Football, below the SPL might be mince, but it doesn’t really get the coverage it perhaps deserves; for all the column inches they get outwith their local papers, the teams in the Highland, East of Scotland and South of Scotland leagues, plus the Junior clubs, might as well not exist.
 
The over-hyping of the English Premiership has seen a sea change in the coverage of football up here, with even wholly-Scottish papers such as the Daily Record and Sunday Mail, Herald and Sunday Herald and Scotsman and Scotland on Sunday giving Manchester United, Chelsea, Arsenal and Liverpool greater coverage than they give the lesser Scottish sides such as St Johnstone, Raith Rovers and Pollok.
 
This margin-to-margin football coverage has squeezed the room available to the vast body of Scottish sport, in general. Our few non-football big names: - such as Andy Murray, Chris Hoy, and Colin Montgomerie - are well-covered, but if you want to read about other top-class Scottish players and teams in the 'minority' sports – you’d better have good eyesight or a magnifying glass, because you’ll need to look in the 'digest' pages of our newspapers, below such 'mega-interest sports' (to the Scottish public) as NBA basketball, Major League baseball, NHL ice hockey and the NFL’s American Football.
 
If our national newspapers bumped up their coverage of Scottish basketball, ice hockey, hockey, volleyball and other sports which are largely ignored, I'm convinced they’d sell more.
 
It would also make life easier for some of the sports writers whom I really admire – the Scottish single sport specialists, who toil ceaselessly to get their sports featured. Writers like Nigel Duncan, who covers Scottish ice hockey; Mike Stanger, who covers hockey; Sandy Sutherland - athletics and basketball; and Anne Dunwoodie, who took on coverage of bowling after the death of her husband, Gordon.
 
The football fanatics in our trade look down on these lesser sports, often wrongly.

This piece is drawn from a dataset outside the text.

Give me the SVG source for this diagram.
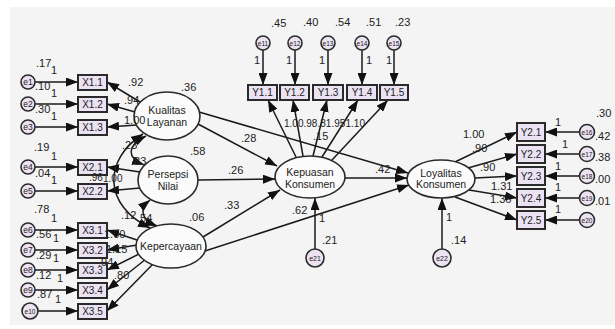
<svg xmlns="http://www.w3.org/2000/svg" width="615" height="329" viewBox="0 0 615 329">
<style>
.t{font-family:"Liberation Sans",Arial,sans-serif;font-size:11px;fill:#222}
.s{font-size:10px}
.bx{fill:#ebe3f3;stroke:#2a2a2a;stroke-width:2}
.bt{font-family:"Liberation Sans",Arial,sans-serif;font-size:10px;fill:#222;text-anchor:middle}
.er{fill:#ece2f2;stroke:#2a2a2a;stroke-width:1.6}
.et{font-family:"Liberation Sans",Arial,sans-serif;font-size:8.5px;fill:#222;text-anchor:middle}
.es{font-size:6.5px}
.lv{fill:#fbfbfb;stroke:#2a2a2a;stroke-width:1.6}
.lt{font-family:"Liberation Sans",Arial,sans-serif;font-size:10.5px;fill:#222;text-anchor:middle}
.c{fill:none;stroke:#1a1a1a;stroke-width:1.5}
</style>
<defs>
<marker id="a" markerUnits="userSpaceOnUse" markerWidth="12" markerHeight="9" refX="12" refY="4.5" orient="auto-start-reverse" viewBox="0 0 12 9"><path d="M0,0 L12,4.5 L0,9 Z" fill="#111"/></marker>
</defs>
<rect x="0" y="0" width="615" height="329" fill="#ffffff"/>
<rect x="10" y="7" width="605" height="318" fill="#f4f4f4"/>

<g id="connectors" class="c" marker-end="url(#a)">
<line x1="35" y1="82" x2="78" y2="82"/>
<line x1="35" y1="104" x2="78" y2="104"/>
<line x1="35" y1="127" x2="78" y2="127"/>
<line x1="35" y1="167" x2="78" y2="167"/>
<line x1="35" y1="191" x2="78" y2="191"/>
<line x1="35" y1="230" x2="78" y2="230"/>
<line x1="35" y1="250" x2="78" y2="250"/>
<line x1="35" y1="270" x2="78" y2="270"/>
<line x1="35" y1="290" x2="78" y2="290"/>
<line x1="38" y1="311" x2="78" y2="311"/>
<line x1="140" y1="102" x2="107" y2="82"/>
<line x1="135" y1="112" x2="107" y2="104"/>
<line x1="137" y1="125" x2="107" y2="127"/>
<line x1="140" y1="172" x2="107" y2="167"/>
<line x1="140" y1="188" x2="107" y2="191"/>
<line x1="137" y1="240" x2="107" y2="230"/>
<line x1="137" y1="245" x2="107" y2="250"/>
<line x1="141" y1="253" x2="107" y2="270"/>
<line x1="146" y1="259" x2="107" y2="290"/>
<line x1="153" y1="264" x2="107" y2="311"/>
<path d="M143,134 C103,160 103,205 150,228" marker-start="url(#a)"/>
<path d="M146,136 C126,146 127,158 144,165" marker-start="url(#a)"/>
<path d="M150,200 C138,210 142,220 157,226" marker-start="url(#a)"/>
<line x1="198" y1="124" x2="277" y2="166"/>
<line x1="199" y1="112" x2="408" y2="173"/>
<line x1="198" y1="180" x2="275" y2="179"/>
<line x1="203" y1="237" x2="280" y2="190"/>
<line x1="205" y1="251" x2="409" y2="185"/>
<line x1="345" y1="178" x2="407" y2="178"/>
<line x1="296" y1="157" x2="268" y2="100"/>
<line x1="303" y1="156" x2="293" y2="100"/>
<line x1="313" y1="156" x2="327" y2="100"/>
<line x1="322" y1="157" x2="358" y2="100"/>
<line x1="332" y1="160" x2="388" y2="100"/>
<line x1="455" y1="162" x2="517" y2="132"/>
<line x1="468" y1="168" x2="517" y2="154"/>
<line x1="475" y1="178" x2="517" y2="176"/>
<line x1="469" y1="190" x2="517" y2="198"/>
<line x1="455" y1="197" x2="517" y2="220"/>
<line x1="579" y1="132" x2="545" y2="132"/>
<line x1="579" y1="154" x2="545" y2="154"/>
<line x1="579" y1="176" x2="545" y2="176"/>
<line x1="579" y1="198" x2="545" y2="198"/>
<line x1="579" y1="220" x2="545" y2="220"/>
<line x1="315" y1="249" x2="315" y2="198"/>
<line x1="442" y1="249" x2="442" y2="198"/>
<line x1="263" y1="50" x2="263" y2="85"/>
<line x1="295" y1="50" x2="295" y2="85"/>
<line x1="328" y1="50" x2="328" y2="85"/>
<line x1="362" y1="50" x2="362" y2="85"/>
<line x1="394" y1="50" x2="394" y2="85"/>
</g>

<g id="X1.1"><rect class="bx" x="78" y="75" width="29" height="15"/><text class="bt" x="92.5" y="86">X1.1</text></g>
<g id="X1.2"><rect class="bx" x="78" y="97" width="29" height="15"/><text class="bt" x="92.5" y="108">X1.2</text></g>
<g id="X1.3"><rect class="bx" x="78" y="120" width="29" height="15"/><text class="bt" x="92.5" y="131">X1.3</text></g>
<g id="X2.1"><rect class="bx" x="78" y="160" width="29" height="15"/><text class="bt" x="92.5" y="171">X2.1</text></g>
<g id="X2.2"><rect class="bx" x="78" y="184" width="29" height="15"/><text class="bt" x="92.5" y="195">X2.2</text></g>
<g id="X3.1"><rect class="bx" x="78" y="223" width="29" height="15"/><text class="bt" x="92.5" y="234">X3.1</text></g>
<g id="X3.2"><rect class="bx" x="78" y="243" width="29" height="15"/><text class="bt" x="92.5" y="254">X3.2</text></g>
<g id="X3.3"><rect class="bx" x="78" y="263" width="29" height="15"/><text class="bt" x="92.5" y="274">X3.3</text></g>
<g id="X3.4"><rect class="bx" x="78" y="283" width="29" height="15"/><text class="bt" x="92.5" y="294">X3.4</text></g>
<g id="X3.5"><rect class="bx" x="78" y="304" width="29" height="15"/><text class="bt" x="92.5" y="315">X3.5</text></g>

<g id="e1"><circle class="er" cx="28" cy="82" r="7"/><text class="et" x="28" y="85">e1</text></g>
<g id="e2"><circle class="er" cx="28" cy="104" r="7"/><text class="et" x="28" y="107">e2</text></g>
<g id="e3"><circle class="er" cx="28" cy="127" r="7"/><text class="et" x="28" y="130">e3</text></g>
<g id="e4"><circle class="er" cx="28" cy="167" r="7"/><text class="et" x="28" y="170">e4</text></g>
<g id="e5"><circle class="er" cx="28" cy="191" r="7"/><text class="et" x="28" y="194">e5</text></g>
<g id="e6"><circle class="er" cx="28" cy="230" r="7"/><text class="et" x="28" y="233">e6</text></g>
<g id="e7"><circle class="er" cx="28" cy="250" r="7"/><text class="et" x="28" y="253">e7</text></g>
<g id="e8"><circle class="er" cx="28" cy="270" r="7"/><text class="et" x="28" y="273">e8</text></g>
<g id="e9"><circle class="er" cx="28" cy="290" r="7"/><text class="et" x="28" y="293">e9</text></g>
<g id="e10"><circle class="er" cx="30" cy="311" r="8"/><text class="et es" x="30" y="313.5">e10</text></g>

<g id="Y1.1"><rect class="bx" x="248" y="85" width="29" height="15"/><text class="bt" x="262.5" y="96">Y1.1</text></g>
<g id="Y1.2"><rect class="bx" x="280" y="85" width="29" height="15"/><text class="bt" x="294.5" y="96">Y1.2</text></g>
<g id="Y1.3"><rect class="bx" x="313" y="85" width="30" height="15"/><text class="bt" x="328" y="96">Y1.3</text></g>
<g id="Y1.4"><rect class="bx" x="347" y="85" width="30" height="15"/><text class="bt" x="362" y="96">Y1.4</text></g>
<g id="Y1.5"><rect class="bx" x="380" y="85" width="28" height="15"/><text class="bt" x="394" y="96">Y1.5</text></g>

<g id="e11"><circle class="er" cx="263" cy="43" r="7"/><text class="et es" x="263" y="45.5">e11</text></g>
<g id="e12"><circle class="er" cx="295" cy="43" r="7"/><text class="et es" x="295" y="45.5">e12</text></g>
<g id="e13"><circle class="er" cx="328" cy="43" r="7"/><text class="et es" x="328" y="45.5">e13</text></g>
<g id="e14"><circle class="er" cx="362" cy="43" r="7"/><text class="et es" x="362" y="45.5">e14</text></g>
<g id="e15"><circle class="er" cx="394" cy="43" r="7"/><text class="et es" x="394" y="45.5">e15</text></g>

<g id="Y2.1"><rect class="bx" x="517" y="123" width="28" height="18"/><text class="bt" x="531" y="136">Y2.1</text></g>
<g id="Y2.2"><rect class="bx" x="517" y="145" width="28" height="18"/><text class="bt" x="531" y="158">Y2.2</text></g>
<g id="Y2.3"><rect class="bx" x="517" y="167" width="28" height="18"/><text class="bt" x="531" y="180">Y2.3</text></g>
<g id="Y2.4"><rect class="bx" x="517" y="189" width="28" height="18"/><text class="bt" x="531" y="202">Y2.4</text></g>
<g id="Y2.5"><rect class="bx" x="517" y="211" width="28" height="18"/><text class="bt" x="531" y="224">Y2.5</text></g>

<g id="e16"><circle class="er" cx="587" cy="132" r="7.5"/><text class="et es" x="587" y="134.5">e16</text></g>
<g id="e17"><circle class="er" cx="587" cy="154" r="7.5"/><text class="et es" x="587" y="156.5">e17</text></g>
<g id="e18"><circle class="er" cx="587" cy="176" r="7.5"/><text class="et es" x="587" y="178.5">e18</text></g>
<g id="e19"><circle class="er" cx="587" cy="198" r="7.5"/><text class="et es" x="587" y="200.5">e19</text></g>
<g id="e20"><circle class="er" cx="587" cy="220" r="7.5"/><text class="et es" x="587" y="222.5">e20</text></g>

<g id="e21"><circle class="er" cx="315" cy="258" r="9"/><text class="et" x="315" y="260.5" style="font-size:7px">e21</text></g>
<g id="e22"><circle class="er" cx="442" cy="258" r="9"/><text class="et" x="442" y="260.5" style="font-size:7px">e22</text></g>

<g id="KualitasLayanan"><ellipse class="lv" cx="167" cy="116" rx="33" ry="24"/><text class="lt" x="167" y="114">Kualitas</text><text class="lt" x="167" y="126">Layanan</text></g>
<g id="PersepsiNilai"><ellipse class="lv" cx="168" cy="180" rx="30" ry="24"/><text class="lt" x="168" y="178">Persepsi</text><text class="lt" x="168" y="190">Nilai</text></g>
<g id="Kepercayaan"><ellipse class="lv" cx="171" cy="246" rx="35" ry="22"/><text class="lt" x="171" y="250">Kepercayaan</text></g>
<g id="KepuasanKonsumen"><ellipse class="lv" cx="310" cy="177" rx="35" ry="21"/><text class="lt" x="310" y="176">Kepuasan</text><text class="lt" x="310" y="188">Konsumen</text></g>
<g id="LoyalitasKonsumen"><ellipse class="lv" cx="441" cy="179" rx="34" ry="19"/><text class="lt" x="441" y="177">Loyalitas</text><text class="lt" x="441" y="188">Konsumen</text></g>

<g id="labels" class="t">
<text x="36" y="67">.17</text><text x="51" y="74">1</text>
<text x="35" y="90">.10</text><text x="51" y="97">1</text>
<text x="35" y="113">.30</text><text x="51" y="120">1</text>
<text x="128" y="86">.92</text><text x="124" y="104">.94</text><text x="124" y="124">1.00</text>
<text x="181" y="91">.36</text>
<text x="34" y="151">.19</text><text x="51" y="160">1</text>
<text x="35" y="177">.04</text><text x="51" y="184">1</text>
<text class="s" x="89" y="181">.96</text><text class="s" x="103" y="182">1.00</text>
<text x="190" y="155">.58</text>
<text x="122" y="149">.23</text><text x="131" y="165">.83</text>
<text x="34" y="213">.78</text><text x="51" y="222">1</text>
<text x="36" y="238">.56</text><text x="53" y="242">1</text>
<text x="36" y="259">.29</text><text x="53" y="262">1</text>
<text x="36" y="279">.12</text><text x="57" y="282">1</text>
<text x="37" y="298">.87</text><text x="55" y="303">1</text>
<text x="121" y="219">.12</text><text x="137" y="222">.54</text>
<text x="189" y="221">.06</text>
<text x="104" y="238">1.00</text><text x="106" y="253">1.15</text><text x="98" y="266">.94</text><text x="114" y="279">.80</text>
<text x="241" y="142">.28</text><text x="228" y="174">.26</text><text x="224" y="209">.33</text>
<text x="292" y="214">.62</text><text x="319" y="222">1</text><text x="322" y="244">.21</text>
<text x="375" y="173">.42</text>
<g class="s"><text x="284" y="127">1.00</text><text x="303.5" y="127">.98</text><text x="317.5" y="127">.81</text><text x="331.5" y="127">.95</text><text x="345.5" y="127">1.10</text></g>
<text x="313" y="140">.15</text>
<text x="271" y="27">.45</text><text x="303" y="26">.40</text><text x="335" y="26">.54</text><text x="366" y="26">.51</text><text x="395" y="26">.23</text>
<text x="254" y="64">1</text><text x="286" y="64">1</text><text x="319" y="64">1</text><text x="366" y="64">1</text><text x="386" y="64">1</text>
<text x="463" y="138">1.00</text><text x="472" y="152">.90</text><text x="480" y="171">.90</text><text x="491" y="190">1.31</text><text x="490" y="203">1.36</text>
<text x="555" y="126">1</text><text x="562" y="148">1</text><text x="555" y="170">1</text><text x="555" y="191">1</text><text x="555" y="213">1</text>
<text x="596" y="117">.30</text><text x="595" y="140">.42</text><text x="595" y="161">.38</text><text x="595" y="183">.00</text><text x="595" y="205">.01</text>
<text x="446" y="221">1</text><text x="451" y="244">.14</text>
</g>
</svg>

I can guarantee you more action in one period of say a Paisley Pirates v Fife Flyers ice hockey match than in half a season of Old Firm clashes.

Kelburne v Western at hockey is another encounter to which you wouldn’t send your paper’s faint-hearted, while, just ask Graham Spiers of The Times. He didn’t believe the things I told him about Auchinleck Talbot v Cumnock, until the day I persuaded him to cover one encounter, whereupon he told me I’d undersold the passion of  the rivalry.
 
In earning my war correspondent’s stripes by covering Talbot v Cumnock, I’ve seen some violent clashes; I played for Cumnock Rugby Club’s 'Mean Machine' (motto: “Well we won the fight”), but I’ve never seen violence to compare with Pirates v Flyers at ice hockey. Here is THE sport which was made for Scotland (hardly surprising since ice hockey’s origins supposedly go back to an inter-clan shinty match, on the frozen St Lawrence River, after the Battle of Quebec, with a severed Frenchman’s head as the 'ball'.
 
It’s fast, violent, full of skill, but played indoors - perfect for our climate.
 
We should all occasionally get out of our football press boxes and into the real sports world - it would open a few eyes to the fact, in Scotland, there is life beyond fitba.